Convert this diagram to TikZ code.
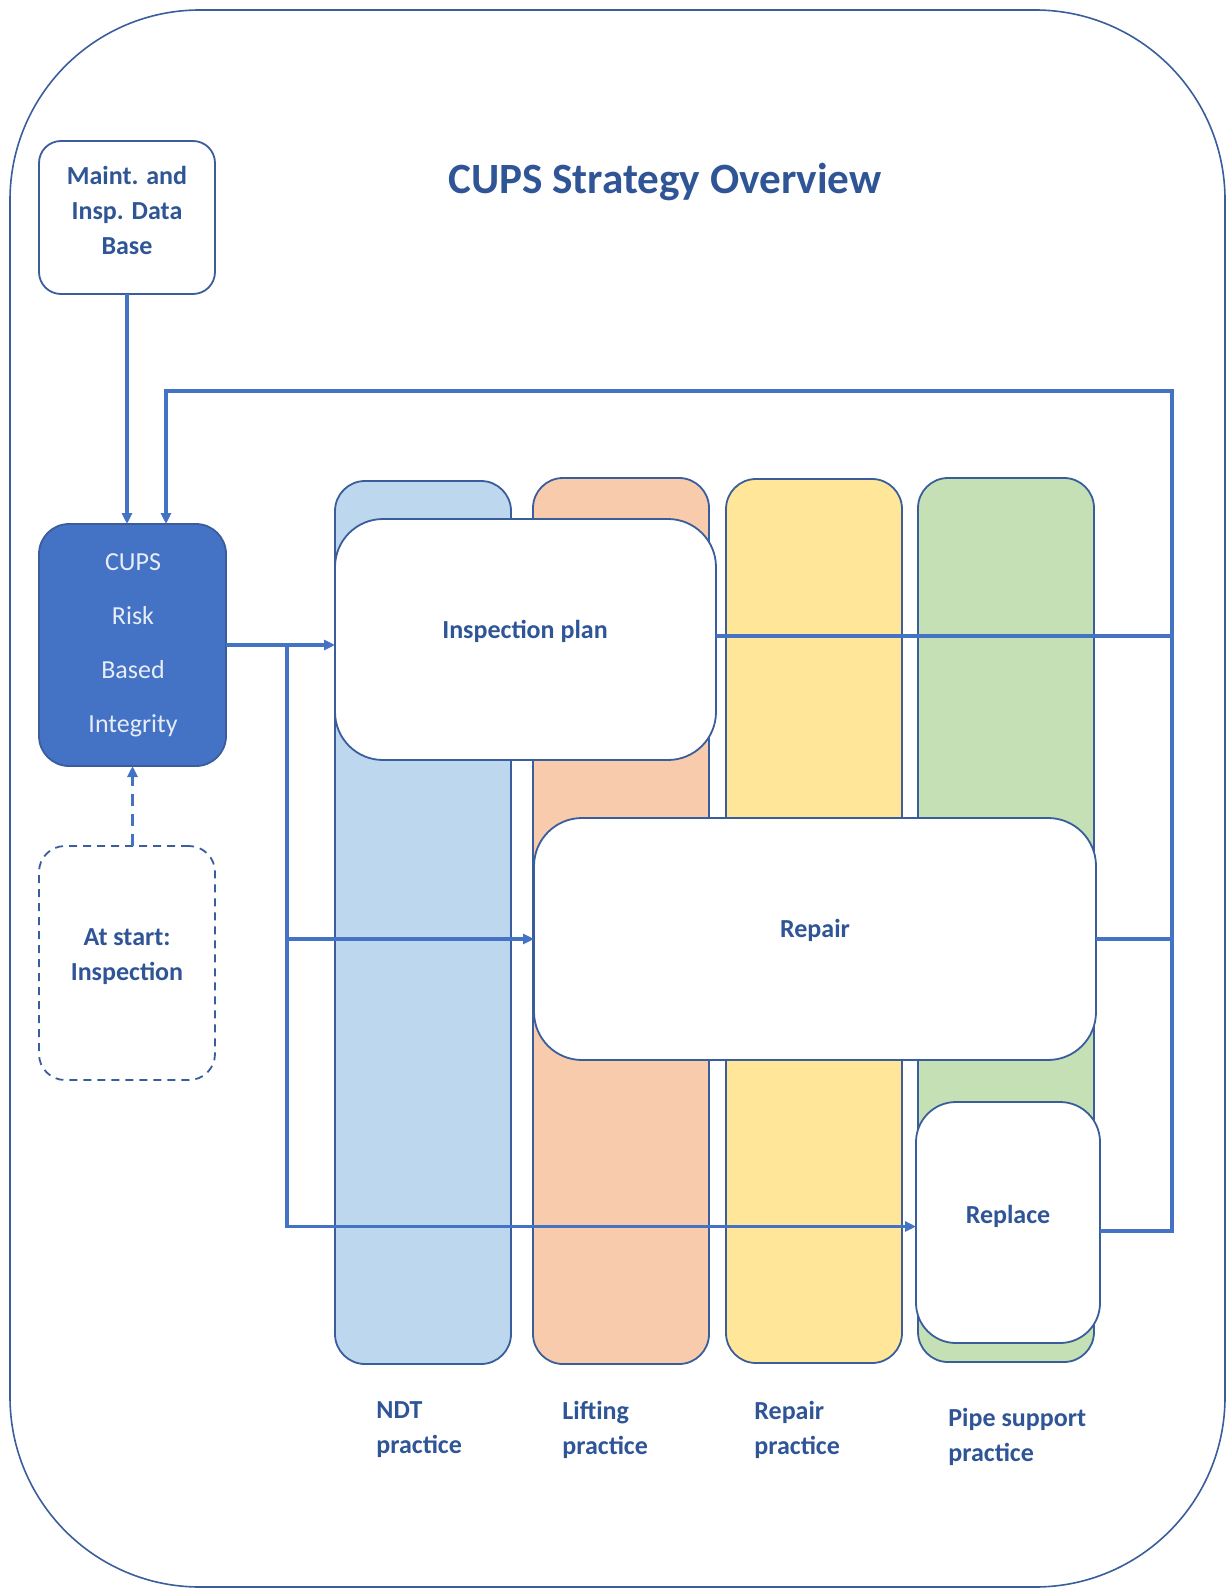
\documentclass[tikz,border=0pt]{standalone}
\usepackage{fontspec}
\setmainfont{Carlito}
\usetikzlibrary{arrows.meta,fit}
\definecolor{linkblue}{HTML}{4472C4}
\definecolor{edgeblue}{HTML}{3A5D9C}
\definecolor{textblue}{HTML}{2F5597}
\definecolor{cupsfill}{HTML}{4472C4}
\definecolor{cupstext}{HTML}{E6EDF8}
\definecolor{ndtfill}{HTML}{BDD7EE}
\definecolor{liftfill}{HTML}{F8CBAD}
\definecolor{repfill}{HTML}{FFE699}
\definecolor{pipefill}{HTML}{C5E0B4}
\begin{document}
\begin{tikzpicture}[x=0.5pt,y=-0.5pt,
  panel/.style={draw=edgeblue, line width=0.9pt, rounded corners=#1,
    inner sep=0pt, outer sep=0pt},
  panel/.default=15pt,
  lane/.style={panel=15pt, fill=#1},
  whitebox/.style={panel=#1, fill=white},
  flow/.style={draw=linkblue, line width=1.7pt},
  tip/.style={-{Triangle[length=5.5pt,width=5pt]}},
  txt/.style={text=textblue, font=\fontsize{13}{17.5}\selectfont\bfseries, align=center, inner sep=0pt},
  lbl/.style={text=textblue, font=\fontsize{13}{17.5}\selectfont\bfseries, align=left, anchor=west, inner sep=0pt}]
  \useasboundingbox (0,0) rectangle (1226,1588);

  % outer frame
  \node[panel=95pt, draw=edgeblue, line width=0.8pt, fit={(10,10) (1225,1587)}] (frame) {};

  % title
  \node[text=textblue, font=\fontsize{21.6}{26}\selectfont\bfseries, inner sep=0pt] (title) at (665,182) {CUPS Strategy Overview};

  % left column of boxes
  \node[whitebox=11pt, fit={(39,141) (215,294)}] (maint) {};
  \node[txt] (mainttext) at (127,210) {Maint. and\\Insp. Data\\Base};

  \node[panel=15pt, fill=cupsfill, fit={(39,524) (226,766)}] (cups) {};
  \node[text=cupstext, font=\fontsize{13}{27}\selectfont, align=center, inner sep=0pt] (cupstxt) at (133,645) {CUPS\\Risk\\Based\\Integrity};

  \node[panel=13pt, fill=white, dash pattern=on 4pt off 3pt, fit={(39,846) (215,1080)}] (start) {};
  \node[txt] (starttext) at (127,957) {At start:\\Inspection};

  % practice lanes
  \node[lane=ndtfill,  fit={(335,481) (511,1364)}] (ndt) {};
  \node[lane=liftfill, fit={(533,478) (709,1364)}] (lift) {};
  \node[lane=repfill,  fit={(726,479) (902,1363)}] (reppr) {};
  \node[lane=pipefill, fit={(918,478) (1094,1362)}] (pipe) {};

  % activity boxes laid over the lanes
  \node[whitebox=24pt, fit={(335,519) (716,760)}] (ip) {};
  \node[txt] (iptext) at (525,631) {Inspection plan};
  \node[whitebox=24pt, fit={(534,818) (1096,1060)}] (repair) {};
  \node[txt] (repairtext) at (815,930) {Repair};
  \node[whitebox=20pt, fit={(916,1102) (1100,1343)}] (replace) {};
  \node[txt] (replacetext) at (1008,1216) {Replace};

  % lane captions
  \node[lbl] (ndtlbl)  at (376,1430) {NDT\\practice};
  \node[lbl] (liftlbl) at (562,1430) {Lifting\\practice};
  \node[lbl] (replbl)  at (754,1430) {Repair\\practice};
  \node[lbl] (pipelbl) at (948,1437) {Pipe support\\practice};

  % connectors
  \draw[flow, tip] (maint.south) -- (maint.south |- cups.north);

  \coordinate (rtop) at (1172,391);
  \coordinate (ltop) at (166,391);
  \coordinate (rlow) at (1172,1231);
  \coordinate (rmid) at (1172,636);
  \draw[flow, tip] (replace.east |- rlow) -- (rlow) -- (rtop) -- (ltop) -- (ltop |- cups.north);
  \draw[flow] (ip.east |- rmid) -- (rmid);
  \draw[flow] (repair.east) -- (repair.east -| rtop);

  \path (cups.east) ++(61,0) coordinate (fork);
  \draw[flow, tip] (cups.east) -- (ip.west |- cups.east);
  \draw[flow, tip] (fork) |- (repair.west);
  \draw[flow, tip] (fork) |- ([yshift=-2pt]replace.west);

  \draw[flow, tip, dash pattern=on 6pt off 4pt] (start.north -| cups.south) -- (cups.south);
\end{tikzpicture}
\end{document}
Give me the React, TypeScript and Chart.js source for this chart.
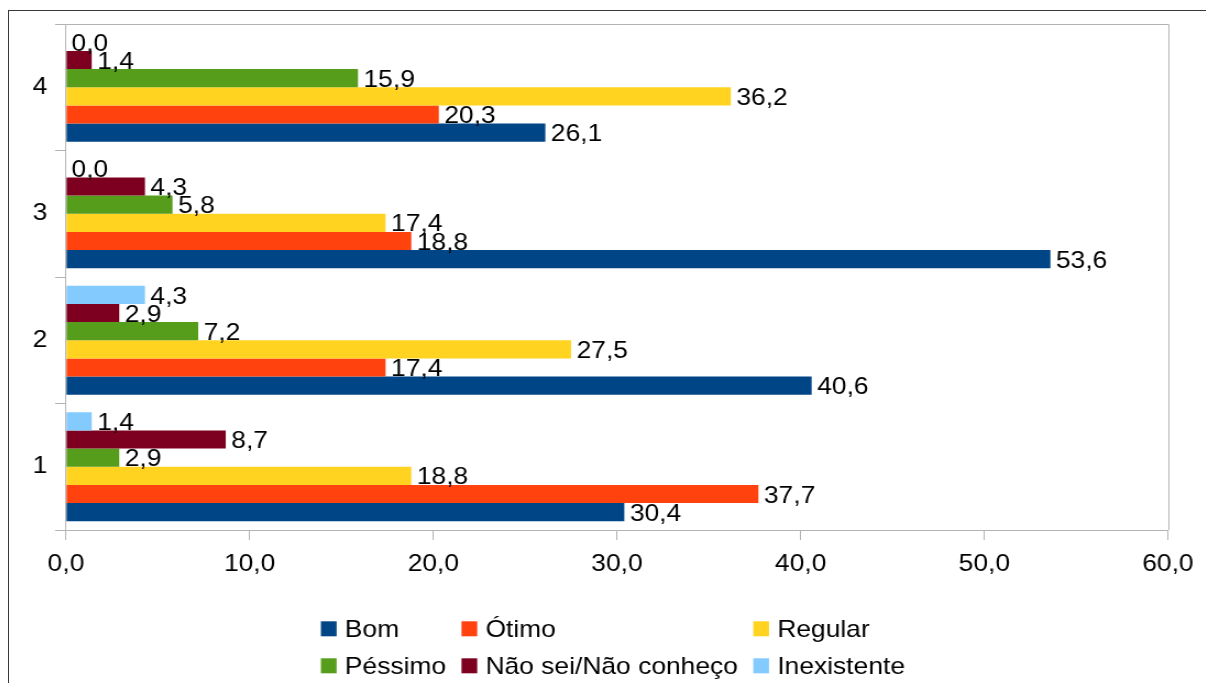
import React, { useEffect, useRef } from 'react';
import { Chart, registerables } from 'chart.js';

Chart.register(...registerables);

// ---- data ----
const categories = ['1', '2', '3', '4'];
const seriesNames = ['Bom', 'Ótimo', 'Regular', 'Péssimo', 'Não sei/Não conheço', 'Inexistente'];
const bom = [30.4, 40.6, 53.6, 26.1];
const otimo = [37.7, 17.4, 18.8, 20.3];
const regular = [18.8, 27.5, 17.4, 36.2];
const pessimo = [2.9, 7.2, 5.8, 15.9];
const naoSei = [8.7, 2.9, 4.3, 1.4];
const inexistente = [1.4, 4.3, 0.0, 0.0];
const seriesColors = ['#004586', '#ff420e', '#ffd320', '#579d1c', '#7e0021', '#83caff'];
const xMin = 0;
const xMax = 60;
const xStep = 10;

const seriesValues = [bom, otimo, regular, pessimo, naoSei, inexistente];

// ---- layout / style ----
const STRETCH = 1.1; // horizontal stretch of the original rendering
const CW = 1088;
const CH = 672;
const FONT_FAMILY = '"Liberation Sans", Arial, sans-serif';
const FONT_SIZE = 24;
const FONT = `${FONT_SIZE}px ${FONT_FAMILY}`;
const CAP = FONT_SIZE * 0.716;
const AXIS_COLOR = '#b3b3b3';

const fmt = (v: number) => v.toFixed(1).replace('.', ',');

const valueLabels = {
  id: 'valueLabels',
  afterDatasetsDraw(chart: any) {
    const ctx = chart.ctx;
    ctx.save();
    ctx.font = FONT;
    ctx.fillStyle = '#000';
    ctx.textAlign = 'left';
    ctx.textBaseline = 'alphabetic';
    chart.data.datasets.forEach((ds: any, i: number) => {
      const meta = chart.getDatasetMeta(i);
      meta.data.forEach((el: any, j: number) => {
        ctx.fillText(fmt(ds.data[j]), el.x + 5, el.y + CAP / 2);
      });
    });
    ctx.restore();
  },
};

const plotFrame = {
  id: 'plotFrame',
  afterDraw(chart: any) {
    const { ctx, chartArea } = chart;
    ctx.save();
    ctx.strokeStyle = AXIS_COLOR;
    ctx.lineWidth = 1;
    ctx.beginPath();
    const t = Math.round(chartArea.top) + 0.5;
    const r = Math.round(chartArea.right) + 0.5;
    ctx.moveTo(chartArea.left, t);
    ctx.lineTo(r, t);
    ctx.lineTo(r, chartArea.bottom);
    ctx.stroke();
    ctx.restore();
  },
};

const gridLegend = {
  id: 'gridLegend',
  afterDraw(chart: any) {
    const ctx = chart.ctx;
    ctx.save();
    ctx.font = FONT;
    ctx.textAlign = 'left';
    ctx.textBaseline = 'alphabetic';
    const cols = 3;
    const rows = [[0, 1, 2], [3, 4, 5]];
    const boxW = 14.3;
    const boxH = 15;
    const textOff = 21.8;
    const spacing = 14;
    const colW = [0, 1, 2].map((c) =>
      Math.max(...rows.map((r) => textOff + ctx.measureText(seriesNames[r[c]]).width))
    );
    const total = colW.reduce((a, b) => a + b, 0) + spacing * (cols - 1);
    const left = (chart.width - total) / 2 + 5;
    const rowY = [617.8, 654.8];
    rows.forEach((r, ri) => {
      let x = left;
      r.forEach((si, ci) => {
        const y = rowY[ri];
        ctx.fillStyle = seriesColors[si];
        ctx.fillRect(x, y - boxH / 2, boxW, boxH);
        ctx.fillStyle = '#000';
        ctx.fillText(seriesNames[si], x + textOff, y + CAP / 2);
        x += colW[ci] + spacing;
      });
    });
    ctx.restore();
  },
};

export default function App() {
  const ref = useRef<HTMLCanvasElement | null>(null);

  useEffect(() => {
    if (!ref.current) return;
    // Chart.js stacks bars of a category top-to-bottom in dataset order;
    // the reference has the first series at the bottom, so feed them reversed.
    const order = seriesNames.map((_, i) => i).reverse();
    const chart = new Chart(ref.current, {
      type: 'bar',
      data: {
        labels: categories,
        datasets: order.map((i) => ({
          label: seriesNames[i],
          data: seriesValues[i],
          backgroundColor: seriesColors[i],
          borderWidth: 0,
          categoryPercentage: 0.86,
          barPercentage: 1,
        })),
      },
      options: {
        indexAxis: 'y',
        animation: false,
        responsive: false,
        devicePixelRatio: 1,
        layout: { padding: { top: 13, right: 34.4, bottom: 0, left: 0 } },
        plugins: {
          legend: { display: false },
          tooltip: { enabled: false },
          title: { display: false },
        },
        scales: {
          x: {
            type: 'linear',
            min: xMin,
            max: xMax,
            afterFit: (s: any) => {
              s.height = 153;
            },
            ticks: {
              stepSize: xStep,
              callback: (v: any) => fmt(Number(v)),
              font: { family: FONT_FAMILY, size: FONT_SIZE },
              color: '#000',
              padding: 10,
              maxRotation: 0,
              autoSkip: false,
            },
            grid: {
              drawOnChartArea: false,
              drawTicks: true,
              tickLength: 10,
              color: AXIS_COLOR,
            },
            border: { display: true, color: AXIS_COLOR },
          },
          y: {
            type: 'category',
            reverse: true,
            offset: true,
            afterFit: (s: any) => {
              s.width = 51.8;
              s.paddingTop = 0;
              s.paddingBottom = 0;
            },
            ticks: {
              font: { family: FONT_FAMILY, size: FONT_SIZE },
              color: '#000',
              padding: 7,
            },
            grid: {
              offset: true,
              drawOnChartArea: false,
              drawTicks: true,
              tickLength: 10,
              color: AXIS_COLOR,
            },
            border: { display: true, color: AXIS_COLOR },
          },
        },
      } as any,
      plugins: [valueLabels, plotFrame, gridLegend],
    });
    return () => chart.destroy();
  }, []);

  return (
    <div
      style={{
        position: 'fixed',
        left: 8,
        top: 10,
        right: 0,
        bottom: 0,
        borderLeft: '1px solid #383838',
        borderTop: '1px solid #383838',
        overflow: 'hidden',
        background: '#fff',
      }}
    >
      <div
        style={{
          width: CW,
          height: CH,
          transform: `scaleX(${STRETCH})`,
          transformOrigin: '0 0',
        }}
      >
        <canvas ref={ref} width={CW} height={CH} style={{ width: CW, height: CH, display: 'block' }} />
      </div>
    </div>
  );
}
........
--- WRITTEN REQUEST ---
Write out exactly the opening lines of the data, stopping after the line that holds "inner sep=0pt] (title)". Exclude pictures.

--- EXERCISE RESPONSE ---
Convert this diagram to TikZ code.
\documentclass[tikz,border=0pt]{standalone}
\usepackage{fontspec}
\setmainfont{Carlito}
\usetikzlibrary{arrows.meta,fit}
\definecolor{linkblue}{HTML}{4472C4}
\definecolor{edgeblue}{HTML}{3A5D9C}
\definecolor{textblue}{HTML}{2F5597}
\definecolor{cupsfill}{HTML}{4472C4}
\definecolor{cupstext}{HTML}{E6EDF8}
\definecolor{ndtfill}{HTML}{BDD7EE}
\definecolor{liftfill}{HTML}{F8CBAD}
\definecolor{repfill}{HTML}{FFE699}
\definecolor{pipefill}{HTML}{C5E0B4}
\begin{document}
\begin{tikzpicture}[x=0.5pt,y=-0.5pt,
  panel/.style={draw=edgeblue, line width=0.9pt, rounded corners=#1,
    inner sep=0pt, outer sep=0pt},
  panel/.default=15pt,
  lane/.style={panel=15pt, fill=#1},
  whitebox/.style={panel=#1, fill=white},
  flow/.style={draw=linkblue, line width=1.7pt},
  tip/.style={-{Triangle[length=5.5pt,width=5pt]}},
  txt/.style={text=textblue, font=\fontsize{13}{17.5}\selectfont\bfseries, align=center, inner sep=0pt},
  lbl/.style={text=textblue, font=\fontsize{13}{17.5}\selectfont\bfseries, align=left, anchor=west, inner sep=0pt}]
  \useasboundingbox (0,0) rectangle (1226,1588);

  % outer frame
  \node[panel=95pt, draw=edgeblue, line width=0.8pt, fit={(10,10) (1225,1587)}] (frame) {};

  % title
  \node[text=textblue, font=\fontsize{21.6}{26}\selectfont\bfseries, inner sep=0pt] (title) at (665,182) {CUPS Strategy Overview};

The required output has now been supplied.